Key items to monitor​

  • Whether haptic signals expand beyond the current limited interaction set.
  • Whether Xbox mode gains more polished onboarding and shell behavior.
  • Whether Microsoft adds more visible improvements to File Explorer and Settings.
  • Whether the enablement-package model stays clean and predictable through the next flights.
  • Whether more features begin appearing consistently across the Dev Channel rather than only to toggled insiders.
The most important thing to watch is not a single feature, but the pattern of release. If Microsoft keeps shipping small but meaningful reliability gains while layering in selective, hardware-aware capabilities, the Windows 11 roadmap will look increasingly purposeful. If not, the build will remain what it appears to be now: a careful but incomplete step toward the next major release.

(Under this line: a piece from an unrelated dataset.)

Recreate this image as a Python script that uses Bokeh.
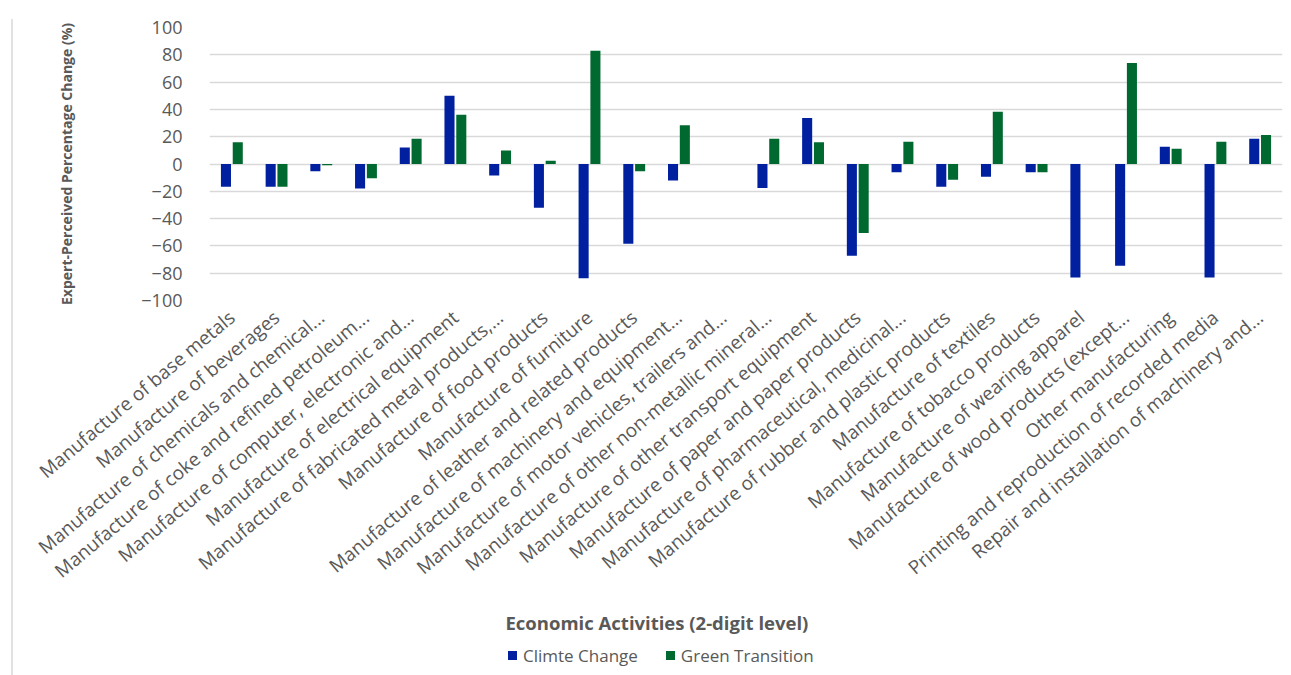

Windows 11 Build 26300.8155 will not be remembered for a splashy demo or a bold visual redesign, and that is exactly why it deserves attention. It shows Microsoft doing the less glamorous work of preparing the platform for a future release that will need to feel fast, stable, and manageable from day one. Whether you call that future 25H2 in practical terms or talk about a broader 2026 platform transition, the message is the same: the next Windows story is being written in the quiet builds, not the loud ones.